Work to complete -
Copy the lines of the data below exactly, starting at the first and stopping after the line that contains "import plotly.graph_objects as go"; include no pictures.

Raw data -
———
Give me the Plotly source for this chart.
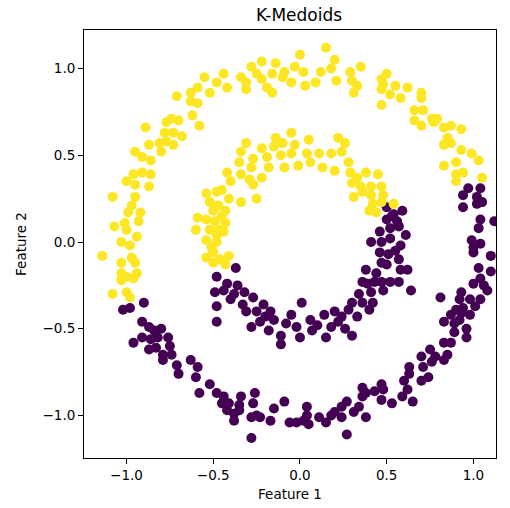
import plotly.graph_objects as go

# Cluster 1 (yellow): upper part of the outer ring and upper/left part of the inner ring
c1_x = [
    -0.55, -0.44, -0.48, -0.63, -0.59, -0.52, -0.71, -0.63, -0.59, -0.62, -0.74, -0.70, -0.77, -0.58,
    -0.89, -0.78, -0.73, -0.68,
    -0.95, -0.87, -0.81, -0.77, -0.73, -0.91, -0.86, -0.80, -1.00, -0.96, -0.91, -0.86, -0.95, -0.87,
    -1.08, -0.95, -0.97, -0.99, -0.92, -0.93, -1.07, -1.01, -1.00, -0.94, -1.03, -0.98,
    -1.14, -1.03, -0.97, -0.95, -1.03, -1.00, -0.94, -1.03, -0.96, -1.08, -1.00, -0.98,
    -0.42, -0.34, -0.31, -0.31, -0.28, -0.22, -0.25, -0.22, -0.19, -0.16, -0.16, -0.14, -0.10, -0.09,
    -0.05, -0.03, 0.00, 0.02, 0.03, 0.09, 0.12, 0.15, 0.18, 0.20, 0.21, 0.29, 0.30, 0.31, 0.35, 0.33,
    0.50, 0.47, 0.48, 0.55, 0.47, 0.52, 0.58, 0.62, 0.47, 0.70, 0.70, 0.66, 0.71, 0.66, 0.70, 0.76,
    0.79, 0.77, 0.83, 0.87, 0.93, 0.85,
    0.83, 0.87, 0.93, 0.99, 1.03, 0.83, 0.90, 0.90, 0.94, 0.90, 1.05,
    -0.31, -0.22, -0.15, -0.10, -0.03, 0.05, -0.34, -0.27, -0.19, -0.11, -0.05, 0.04, 0.11, 0.18,
    0.24, 0.26, -0.35, -0.28, -0.18, -0.09, -0.01, 0.06, 0.13, 0.20, 0.28, -0.42, -0.34, -0.22,
    -0.40, -0.29, -0.27, 0.29, 0.30, 0.35, 0.31, -0.41, -0.34, -0.25, -0.43, -0.43, -0.44,
    -0.14, -0.05, 0.22,
    0.38, 0.45, 0.41, 0.47, 0.41, 0.48, 0.47, 0.54, 0.40, 0.44,
    -0.54, -0.48, -0.52, -0.47, -0.59, -0.54, -0.49, -0.60, -0.52, -0.47, -0.54, -0.48, -0.51,
    -0.41, -0.43, -0.54, -0.50,
    -0.45, -0.50, -0.45, -0.50, -0.46, -0.48, 0.33, 0.36, 0.42,
]
c1_y = [
    0.95, 0.97, 0.92, 0.86, 0.89, 0.86, 0.84, 0.81, 0.80, 0.73, 0.71, 0.70, 0.69, 0.67,
    0.66, 0.63, 0.63, 0.61,
    0.52, 0.56, 0.57, 0.58, 0.56, 0.49, 0.47, 0.52, 0.35, 0.39, 0.40, 0.39, 0.33, 0.32,
    0.26, 0.26, 0.21, 0.17, 0.17, 0.12, 0.09, 0.11, 0.07, 0.03, 0.00, -0.02,
    -0.08, -0.12, -0.09, -0.12, -0.18, -0.20, -0.18, -0.22, -0.21, -0.30, -0.29, -0.32,
    0.89, 0.95, 0.92, 0.88, 1.01, 1.04, 0.97, 0.94, 0.89, 0.86, 0.97, 1.03, 0.95, 0.98,
    0.92, 1.01, 1.08, 0.98, 0.90, 0.92, 0.98, 1.12, 1.00, 1.05, 0.93, 0.98, 0.93, 0.86, 1.01, 0.90,
    0.97, 0.94, 0.91, 0.90, 0.88, 0.85, 0.83, 0.89, 0.79, 0.86, 0.83, 0.76, 0.76, 0.70, 0.67, 0.71,
    0.71, 0.69, 0.66, 0.67, 0.65, 0.60,
    0.56, 0.57, 0.53, 0.51, 0.47, 0.44, 0.46, 0.39, 0.40, 0.35, 0.37,
    0.57, 0.54, 0.55, 0.57, 0.56, 0.59, 0.52, 0.48, 0.49, 0.50, 0.51, 0.51, 0.51, 0.51,
    0.52, 0.57, 0.46, 0.43, 0.43, 0.43, 0.44, 0.46, 0.43, 0.41, 0.46, 0.40, 0.39, 0.37,
    0.35, 0.36, 0.33, 0.40, 0.34, 0.32, 0.26, 0.25, 0.23, 0.25, 0.18, 0.11, 0.06,
    0.60, 0.63, 0.60,
    0.40, 0.39, 0.32, 0.32, 0.27, 0.27, 0.23, 0.22, 0.18, 0.17,
    0.28, 0.29, 0.23, 0.21, 0.14, 0.13, 0.12, 0.07, 0.07, 0.07, 0.01, 0.00, -0.03,
    -0.08, -0.13, -0.09, -0.12,
    0.30, 0.18, 0.15, -0.06, -0.10, 0.04, 0.37, 0.29, 0.22,
]

# Cluster 0 (purple): lower part of the outer ring and lower/right part of the inner ring
c0_x = [
    -0.90, -1.02, -0.98, -0.91, -0.87, -0.84, -0.80, -0.96, -0.91, -0.86, -0.82, -0.76, -0.87, -0.83,
    -0.79, -0.75, -0.74, -0.63,
    -0.79, -0.71, -0.70, -0.59, -0.60, -0.58, -0.52, -0.48, -0.45,
    -0.44, -0.41, -0.42, -0.38, -0.35, -0.34, -0.35, -0.38, -0.26, -0.27, -0.28, -0.25, -0.23, -0.28,
    -0.17, -0.15, -0.09, -0.06, -0.02, 0.02, 0.04, 0.05, 0.04, 0.11, 0.15, 0.18, 0.20, 0.24, 0.27,
    0.27, 0.24, 0.31, 0.34, 0.36, 0.36,
    0.38, 0.43, 0.38, 0.47, 0.48, 0.47, 0.53, 0.59, 0.62, 0.60, 0.63, 0.63, 0.65, 0.70, 0.71, 0.74,
    0.76, 0.83,
    1.00, 1.10, 1.03, 1.10, 1.04, 1.00, 1.06, 1.08, 0.81, 0.93, 0.98, 1.04, 0.92, 1.01, 0.94, 0.90,
    0.93, 0.98, 0.87, 0.83, 0.89, 0.92, 0.96, 0.89, 0.96, 0.83, 0.87, 0.75, 0.70, 0.78, 0.85,
    0.97, 1.04, 0.94, 1.02, 1.05, 0.94, 1.02, 1.04, 1.12, 1.03, 0.99, 1.04, 1.00,
    0.46, 0.51, 0.47, 0.50, 0.57, 0.58, 0.62, 0.39, 0.43, 0.47, 0.52, 0.57, 0.48, 0.41, 0.64, 0.42, 0.40,
    0.50, 0.59, 0.54, 0.50, 0.56, 0.52, 0.57, 0.61, 0.52, 0.41, 0.47, 0.58,
    -0.37, -0.42, -0.36, -0.32, -0.40, -0.27, -0.21, -0.31, -0.25, -0.17, -0.15, 0.01, -0.05, -0.28,
    -0.23, -0.18, -0.11, -0.11, -0.02, 0.00, 0.06, 0.07, 0.14, 0.18, 0.15, 0.22, 0.24, 0.30, 0.28,
    0.30, 0.33, 0.36, 0.36,
    -0.48, -0.49, -0.48, -0.48,
    -0.44, -0.38, -0.33, -0.20, -0.08, 0.10, 0.20, 0.26, 0.34, 0.38, 0.44, 0.46, 0.55, 0.53,
]
c0_y = [
    -0.35, -0.39, -0.38, -0.46, -0.49, -0.51, -0.50, -0.58, -0.55, -0.56, -0.55, -0.55, -0.62, -0.61,
    -0.65, -0.60, -0.65, -0.68,
    -0.68, -0.71, -0.76, -0.72, -0.78, -0.87, -0.82, -0.87, -0.93,
    -0.89, -0.93, -0.97, -0.99, -0.94, -0.89, -0.97, -1.03, -0.87, -0.93, -1.01, -1.00, -1.01, -1.13,
    -1.03, -0.96, -0.92, -1.04, -1.04, -1.03, -0.95, -1.05, -1.00, -1.01, -1.04, -1.00, -0.98, -0.95, -0.92,
    -1.11, -1.01, -0.98, -0.95, -0.84, -0.89,
    -0.87, -0.86, -1.01, -0.82, -0.85, -0.91, -0.93, -0.89, -0.85, -0.80, -0.76, -0.72, -0.92, -0.80, -0.72, -0.78,
    -0.69, -0.68,
    -0.06, -0.08, -0.15, -0.17, -0.21, -0.24, -0.25, -0.28, -0.32, -0.29, -0.33, -0.33, -0.33, -0.37, -0.38, -0.39,
    -0.41, -0.42, -0.42, -0.46, -0.47, -0.45, -0.50, -0.52, -0.55, -0.58, -0.58, -0.62, -0.66, -0.66, -0.65,
    0.31, 0.31, 0.27, 0.26, 0.23, 0.20, 0.22, 0.13, 0.12, 0.08, 0.01, -0.01, -0.03,
    -0.06, -0.07, -0.12, -0.13, -0.10, -0.16, -0.16, -0.24, -0.23, -0.23, -0.23, -0.23, -0.28, -0.29, -0.28, -0.35, -0.39,
    0.20, 0.18, 0.16, 0.13, 0.12, 0.08, 0.09, 0.04, 0.02, 0.00, 0.00, -0.02,
    -0.15, -0.24, -0.25, -0.29, -0.33, -0.32, -0.36, -0.40, -0.40, -0.40, -0.45, -0.35, -0.42, -0.49,
    -0.46, -0.51, -0.54, -0.59, -0.49, -0.55, -0.45, -0.51, -0.42, -0.49, -0.55, -0.46, -0.43, -0.54, -0.39,
    -0.35, -0.43, -0.23, -0.35,
    -0.20, -0.29, -0.37, -0.46,
    -0.28, -0.30, -0.36, -0.43, -0.47, -0.48, -0.40, -0.50, -0.30, -0.16, -0.18, 0.06, -0.05, 0.15,
]

xs = c0_x + c1_x
ys = c0_y + c1_y
labels = [0] * len(c0_x) + [1] * len(c1_x)

tick_vals = [-1.0, -0.5, 0.0, 0.5, 1.0]
tick_text = ["\u22121.0", "\u22120.5", "0.0", "0.5", "1.0"]

fig = go.Figure(
    go.Scatter(
        x=xs,
        y=ys,
        mode="markers",
        marker=dict(
            color=labels,
            colorscale="Viridis",
            cmin=0,
            cmax=1,
            size=10,
            line=dict(width=0),
        ),
        showlegend=False,
        hoverinfo="skip",
    )
)

axis_style = dict(
    showline=True,
    linecolor="black",
    linewidth=1,
    mirror=True,
    ticks="outside",
    ticklen=5,
    tickcolor="black",
    showgrid=False,
    zeroline=False,
    automargin=False,
    tickvals=tick_vals,
    ticktext=tick_text,
    tickfont=dict(family="DejaVu Sans", size=13.5, color="black"),
)

label_font = dict(family="DejaVu Sans", size=13.5, color="black")

fig.update_xaxes(
    range=[-1.245, 1.13],
    title=dict(text="Feature 1", font=label_font, standoff=7),
    **axis_style,
)
fig.update_yaxes(
    range=[-1.245, 1.222],
    title=dict(text="Feature 2", font=label_font, standoff=12),
    **axis_style,
)

fig.update_layout(
    width=510,
    height=508,
    margin=dict(l=84, r=14, t=30, b=50),
    paper_bgcolor="white",
    plot_bgcolor="white",
    title=dict(
        text="K-Medoids",
        x=299 / 510,
        xanchor="center",
        y=1 - 15 / 508,
        yanchor="middle",
        yref="container",
        font=dict(family="DejaVu Sans", size=17, color="black"),
    ),
)

fig.write_html("out.html")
———
Final answer -
Give me the Plotly source for this chart.
import plotly.graph_objects as go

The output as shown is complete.